J’ai encore pensé à toi il y a deux jours au moment de rédiger cet hommage, quand j’ai lu dans Le Figaro (« Pourquoi les intellectuels n’aiment pas la liberté »,1er juillet 2019), sous la plume d’un autre polémiste, le même déluge de haine : « Sartre était un buveur de sang, peut-on lire, il avait la liberté en horreur, mauvais romancier, dramaturge injouable, philosophe prolixe et sans originalité, libertaire favorable aux dictateurs, petit vieillard venant prendre son déjeuner en charentaises à la Coupole, imposteur, ayant engendré des disciples à son image », toi forcément même si tu n’es pas nommé.
Et je me suis dit que si tu étais encore vivant, tu aurais agi comme tu l’as toujours fait avec cette même passion du mot juste : tu aurais téléphoné au milieu de la nuit à l’auteur de ces lignes pour qu’il s’explique sur ce qui n’est rien d’autre qu’une injure envers tout ce que tu as soutenu dans toute ton existence sartrienne, toi qui venait souvent t’asseoir ici sur le bord d’un banc devant la tombe de Sartre et de Beauvoir, à deux pas de chez toi, pour réfléchir ou simplement parler.

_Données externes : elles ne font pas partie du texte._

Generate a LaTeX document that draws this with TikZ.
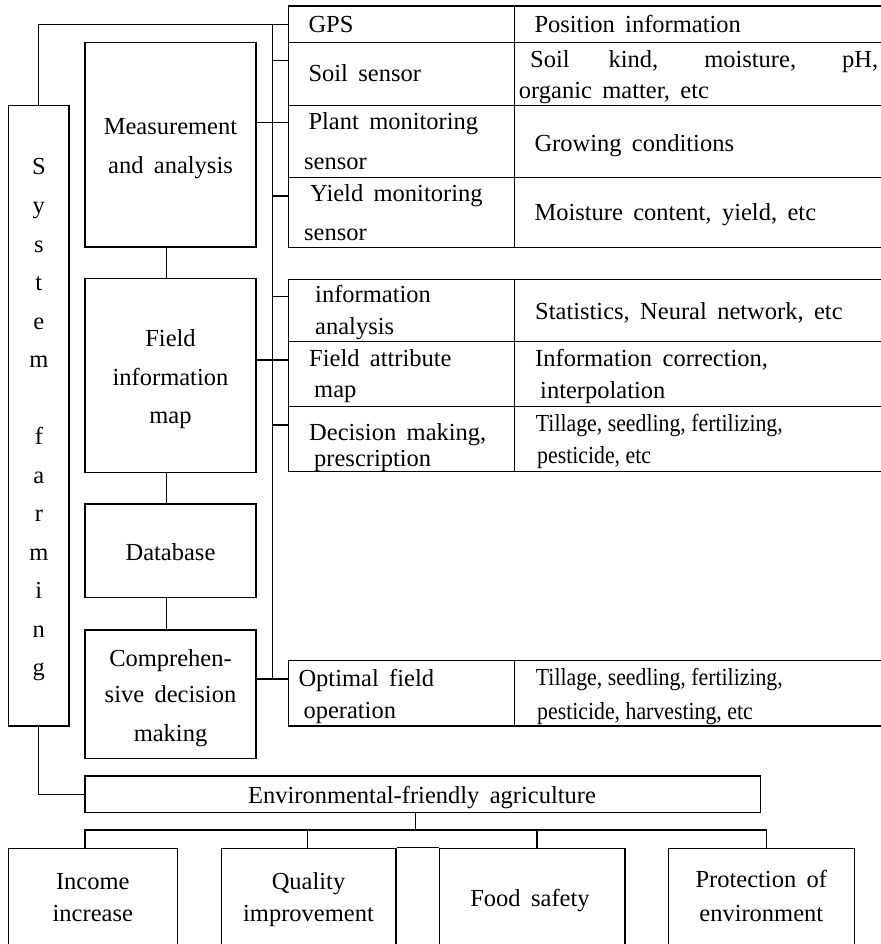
\documentclass[tikz,border=0pt]{standalone}
\usepackage{fontspec}
\setmainfont[WordSpace=1.7]{Liberation Serif}
\newfontfamily\condfont[FakeStretch=0.89]{Liberation Serif}
\usetikzlibrary{fit,calc}
\tikzset{
  ln/.style={line width=1.2pt},
  boxn/.style={draw, line width=1.2pt, inner sep=0pt},
  txt/.style={inner sep=0pt, anchor=base west, font=\fontsize{24.5}{30}\selectfont},
  ctxt/.style={inner sep=0pt, anchor=base west, font=\fontsize{24.5}{30}\selectfont\condfont},
  mtxt/.style={inner sep=0pt, anchor=base, font=\fontsize{24.5}{30}\selectfont},
}
\begin{document}
\begin{tikzpicture}[x=1pt,y=-1pt]
\fill[white] (0,0) rectangle (880,944);
\useasboundingbox (0,0) rectangle (880,944);

% left column boxes
\node[boxn, fit={(8.7,105.3)(69,726)}] (sys) {};
\node[boxn, fit={(85,42.3)(256,247)}] (meas) {};
\node[boxn, fit={(85,278.7)(256,472.3)}] (field) {};
\node[boxn, fit={(85,504)(256,597.7)}] (db) {};
\node[boxn, fit={(85,630)(256,758.3)}] (comp) {};

% table cells
\node[boxn, fit={(288.3,6)(514.3,42.3)}] (gpsL) {};
\node[boxn, fit={(514.3,6)(886,42.3)}] (gpsR) {};
\node[boxn, fit={(288.3,42.3)(514.3,105.3)}] (soilL) {};
\node[boxn, fit={(514.3,42.3)(886,105.3)}] (soilR) {};
\node[boxn, fit={(288.3,105.3)(514.3,177.7)}] (plantL) {};
\node[boxn, fit={(514.3,105.3)(886,177.7)}] (plantR) {};
\node[boxn, fit={(288.3,177.7)(514.3,247.3)}] (yieldL) {};
\node[boxn, fit={(514.3,177.7)(886,247.3)}] (yieldR) {};
\node[boxn, fit={(288.3,279.3)(514.3,341.7)}] (infoL) {};
\node[boxn, fit={(514.3,279.3)(886,341.7)}] (infoR) {};
\node[boxn, fit={(288.3,341.7)(514.3,406.7)}] (faL) {};
\node[boxn, fit={(514.3,341.7)(886,406.7)}] (faR) {};
\node[boxn, fit={(288.3,406.7)(514.3,471.7)}] (decL) {};
\node[boxn, fit={(514.3,406.7)(886,471.7)}] (decR) {};
\node[boxn, fit={(288.3,660.7)(514.3,726)}] (optL) {};
\node[boxn, fit={(514.3,660.7)(886,726)}] (optR) {};

% bottom boxes
\node[boxn, fit={(85,776)(760.7,812.3)}] (env) {};
\node[boxn, fit={(8.3,848.3)(177.3,952)}] (inc) {};
\node[boxn, fit={(221.7,848.3)(396,952)}] (qual) {};
\node[boxn, fit={(439.3,848.3)(625,952)}] (food) {};
\node[boxn, fit={(668.7,848.3)(854.3,952)}] (prot) {};

% connector coordinates
\coordinate (busX) at (272.7,0);
\coordinate (hb) at (0,830);
\coordinate (soilS) at ([yshift=13.1pt]soilL.west);
\coordinate (plantS) at ([yshift=18.8pt]plantL.west);
\coordinate (yieldS) at ([yshift=16.5pt]yieldL.west);
\coordinate (infoS) at ([yshift=13.8pt]infoL.west);
\coordinate (faS) at ([yshift=14.2pt]faL.west);
\coordinate (decS) at ([yshift=14.2pt]decL.west);
\coordinate (optS) at ([yshift=14.4pt]optL.west);

% connectors
\draw[ln] (sys.north) |- (gpsL.west);
\draw[ln] (gpsL.west -| busX) -- (optS -| busX);
\draw[ln] (soilS -| busX) -- (soilS);
\draw[ln] (meas.east |- plantS) -- (plantS);
\draw[ln] (yieldS -| busX) -- (yieldS);
\draw[ln] (infoS -| busX) -- (infoS);
\draw[ln] (field.east |- faS) -- (faS);
\draw[ln] (decS -| busX) -- (decS);
\draw[ln] (comp.east |- optS) -- (optS);
\draw[ln] ([xshift=-3.8pt]meas.south) -- ([xshift=-3.8pt]field.north);
\draw[ln] ([xshift=-3.8pt]field.south) -- ([xshift=-3.8pt]db.north);
\draw[ln] ([xshift=-3.8pt]db.south) -- ([xshift=-3.8pt]comp.north);
\draw[ln] (sys.south) |- (env.west);
\draw[ln] ([xshift=-7pt]env.south) -- ([xshift=-7pt]env.south |- hb);
\draw[ln] ([xshift=-7.8pt]inc.north) |- ([xshift=5.2pt]prot.north |- hb) -- ([xshift=5.2pt]prot.north);
\draw[ln] ([xshift=-1.6pt]qual.north) -- ([xshift=-1.6pt]qual.north |- hb);
\draw[ln] ([xshift=4.8pt]food.north) -- ([xshift=4.8pt]food.north |- hb);
\draw[ln] (qual.north east) -- (food.north west);

% System farming vertical letters
\foreach \ch [count=\i] in {S,y,s,t,e,m,{},f,a,r,m,i,n,g}
  \node[mtxt] (sysc\i) at ({38.85},{175+38.5*(\i-1)}) {\ch};

% left box texts
\node[mtxt] (measT1) at (170.5,135) {Measurement};
\node[mtxt] (measT2) at (170.5,173.3) {and analysis};
\node[mtxt] (fieldT1) at (170.5,346.7) {Field};
\node[mtxt] (fieldT2) at (170.5,385) {information};
\node[mtxt] (fieldT3) at (170.5,423.3) {map};
\node[mtxt] (dbT) at (170.5,560) {Database};
\node[mtxt] (compT1) at (170.5,666) {Comprehen-};
\node[mtxt] (compT2) at (170.5,702.7) {sive decision};
\node[mtxt] (compT3) at (170.5,741) {making};

% table texts
\node[txt] (gpsT) at (308.3,33) {GPS};
\node[txt] (posT) at (534.3,33) {Position information};
\node[txt] (soilT) at (308.3,81.7) {Soil sensor};
\node[txt] (soilR1) at (530,68) {\makebox[348pt][s]{Soil kind, moisture, pH,}};
\node[txt] (soilR2) at (518.7,98.3) {organic matter, etc};
\node[txt] (plantT1) at (308.3,129.3) {Plant monitoring};
\node[txt] (plantT2) at (304,170) {sensor};
\node[txt] (growT) at (534.3,151.7) {Growing conditions};
\node[txt] (yieldT1) at (310,201.7) {Yield monitoring};
\node[txt] (yieldT2) at (304,240) {sensor};
\node[txt] (moistT) at (534.3,220.7) {Moisture content, yield, etc};
\node[txt] (infoT1) at (315,302.7) {information};
\node[txt] (infoT2) at (315,334) {analysis};
\node[txt] (statT) at (535,319.3) {Statistics, Neural network, etc};
\node[txt] (faT1) at (309,366.7) {Field attribute};
\node[txt] (faT2) at (314,397.7) {map};
\node[txt] (corrT1) at (535,366.7) {Information correction,};
\node[txt] (corrT2) at (540,398.3) {interpolation};
\node[txt] (decT1) at (309,440) {Decision making,};
\node[txt] (decT2) at (314,466) {prescription};
\node[ctxt] (tilT1) at (535.7,431.7) {Tillage, seedling, fertilizing,};
\node[ctxt] (tilT2) at (537,463.3) {pesticide, etc};
\node[txt] (optT1) at (298.3,686.7) {Optimal field};
\node[txt] (optT2) at (303.3,718.3) {operation};
\node[ctxt] (op2T1) at (535.7,685) {Tillage, seedling, fertilizing,};
\node[ctxt] (op2T2) at (537,719.3) {pesticide, harvesting, etc};

% bottom texts
\node[mtxt] (envT) at (422,803.3) {Environmental-friendly agriculture};
\node[mtxt] (incT1) at (92.8,889) {Income};
\node[mtxt] (incT2) at (92.8,921.7) {increase};
\node[mtxt] (qualT1) at (308.5,889) {Quality};
\node[mtxt] (qualT2) at (308.5,921.7) {improvement};
\node[mtxt] (foodT) at (530,906) {Food safety};
\node[mtxt] (protT1) at (761.3,887.7) {Protection of};
\node[mtxt] (protT2) at (761.3,921.7) {environment};
\end{tikzpicture}
\end{document}
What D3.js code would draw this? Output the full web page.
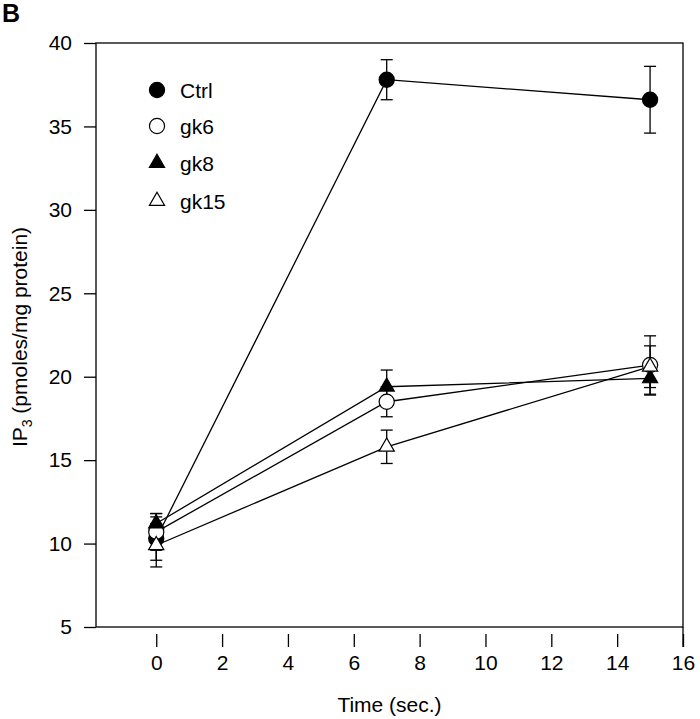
<!DOCTYPE html>
<html>
<head>
<meta charset="utf-8">
<script src="https://cdn.jsdelivr.net/npm/d3@7"></script>
<style>
  body { margin: 0; background: #fff; }
  svg { font-family: Arial, "Liberation Sans", sans-serif; }
</style>
</head>
<body>
<svg id="chart" width="700" height="719"></svg>
<script>
const times = [0, 7, 15];
const seriesNames = ["Ctrl", "gk6", "gk8", "gk15"];
const ctrlValues = [10.3, 37.8, 36.6];
const ctrlErrors = [1.3, 1.2, 2.0];
const gk6Values = [10.7, 18.5, 20.7];
const gk6Errors = [1.1, 0.9, 1.75];
const gk8Values = [11.2, 19.4, 19.9];
const gk8Errors = [0.6, 1.0, 1.0];
const gk15Values = [9.9, 15.8, 20.6];
const gk15Errors = [1.3, 1.0, 1.25];
const xTicks = [0, 2, 4, 6, 8, 10, 12, 14, 16];
const yTicks = [5, 10, 15, 20, 25, 30, 35, 40];

const series = [
  { name: "Ctrl", values: ctrlValues, errors: ctrlErrors, shape: d3.symbolCircle, filled: true },
  { name: "gk6", values: gk6Values, errors: gk6Errors, shape: d3.symbolCircle, filled: false },
  { name: "gk8", values: gk8Values, errors: gk8Errors, shape: d3.symbolTriangle, filled: true },
  { name: "gk15", values: gk15Values, errors: gk15Errors, shape: d3.symbolTriangle, filled: false }
];

const svg = d3.select("#chart");
const L = 96, R = 683, T = 43, B = 627;
const FS = 21;
const x = d3.scaleLinear().domain([-1.83, 16]).range([L, R]);
const y = d3.scaleLinear().domain([5, 40]).range([B, T]);

const symSize = s => s === d3.symbolCircle ? 180 : 100;

// frame
svg.append("rect").attr("x", L).attr("y", T).attr("width", R - L).attr("height", B - T)
  .attr("fill", "none").attr("stroke", "#000").attr("stroke-width", 1.3);
svg.append("line").attr("x1", R).attr("x2", R).attr("y1", B).attr("y2", 647)
  .attr("stroke", "#000").attr("stroke-width", 1.3);

// y axis
const yAxis = svg.append("g").attr("transform", `translate(${L},0)`)
  .call(d3.axisLeft(y).tickValues(yTicks).tickSize(12).tickPadding(12).tickFormat(d3.format("d")));
yAxis.select(".domain").remove();
yAxis.selectAll(".tick line").attr("stroke-width", 1.3);
yAxis.selectAll("text").attr("font-size", FS).attr("fill", "#000");

// x axis
const xAxis = svg.append("g").attr("transform", `translate(0,634)`)
  .call(d3.axisBottom(x).tickValues(xTicks).tickSize(13).tickPadding(8).tickFormat(d3.format("d")));
xAxis.select(".domain").remove();
xAxis.selectAll(".tick line").attr("stroke-width", 1.3);
xAxis.selectAll("text").attr("font-size", FS).attr("fill", "#000");

// axis titles
svg.append("text").attr("x", (L + R) / 2).attr("y", 712)
  .attr("text-anchor", "middle").attr("font-size", FS).text("Time (sec.)");
const yl = svg.append("text").attr("transform", "translate(27,337) rotate(-90)")
  .attr("text-anchor", "middle").attr("font-size", FS);
yl.append("tspan").text("IP");
yl.append("tspan").attr("font-size", 14).attr("dy", 5).text("3");
yl.append("tspan").attr("dy", -5).text(" (pmoles/mg protein)");

svg.append("text").attr("x", 2).attr("y", 22).attr("font-size", 25).attr("font-weight", "bold").text("B");

// lines
const line = d3.line().x(d => x(d[0])).y(d => y(d[1]));
series.forEach(s => {
  svg.append("path").attr("d", line(times.map((t, i) => [t, s.values[i]])))
    .attr("fill", "none").attr("stroke", "#000").attr("stroke-width", 1.3);
});

// error bars
series.forEach(s => {
  const g = svg.append("g").attr("stroke", "#000").attr("stroke-width", 1.3);
  times.forEach((t, i) => {
    const cx = x(t), hi = y(s.values[i] + s.errors[i]), lo = y(s.values[i] - s.errors[i]);
    g.append("line").attr("x1", cx).attr("x2", cx).attr("y1", hi).attr("y2", lo);
    g.append("line").attr("x1", cx - 6).attr("x2", cx + 6).attr("y1", hi).attr("y2", hi);
    g.append("line").attr("x1", cx - 6).attr("x2", cx + 6).attr("y1", lo).attr("y2", lo);
  });
});

// markers
series.forEach(s => {
  const sym = d3.symbol().type(s.shape).size(symSize(s.shape));
  times.forEach((t, i) => {
    svg.append("path").attr("d", sym())
      .attr("transform", `translate(${x(t)},${y(s.values[i])})`)
      .attr("fill", s.filled ? "#000" : "#fff").attr("stroke", "#000").attr("stroke-width", 1.2);
  });
});

// legend
const legY = [90, 126, 163, 201];
series.forEach((s, i) => {
  const sym = d3.symbol().type(s.shape).size(symSize(s.shape));
  svg.append("path").attr("d", sym()).attr("transform", `translate(157,${legY[i]})`)
    .attr("fill", s.filled ? "#000" : "#fff").attr("stroke", "#000").attr("stroke-width", 1.2);
  svg.append("text").attr("x", 180).attr("y", legY[i]).attr("dy", "0.36em")
    .attr("font-size", FS).text(seriesNames[i]);
});
</script>
</body>
</html>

Toi qui a dit ces mots en 2017 lors de la parution des écrits autobiographique de Sartre dans la Pléiade : « Ce sont des mots. On ne peut pas faire disparaître Sartre comme cela. C’est une mode de dire qu’il est mort. Moi, je le trouve très vivant. Pour autant, le monde d’aujourd’hui n’est pas un monde pour lui. Il n’était pas dans la fin de l’Histoire. Nous sommes en revanche dans la fin de l’Histoire (…) Je l’ai vu ce petit homme se bagarrer à coups de poing. C’est pourquoi tous ceux qui l’accusent d’avoir manqué de courage physique pendant l’occupation sont des cons. » Dont acte.
Tu ne regrettais qu’un chose c’est que Sartre n’ait pas pu voir un seul de tes films, toi le dernier directeur des Temps modernes, ces temps de la modernité sartrienne qui t’a toujours accompagnée.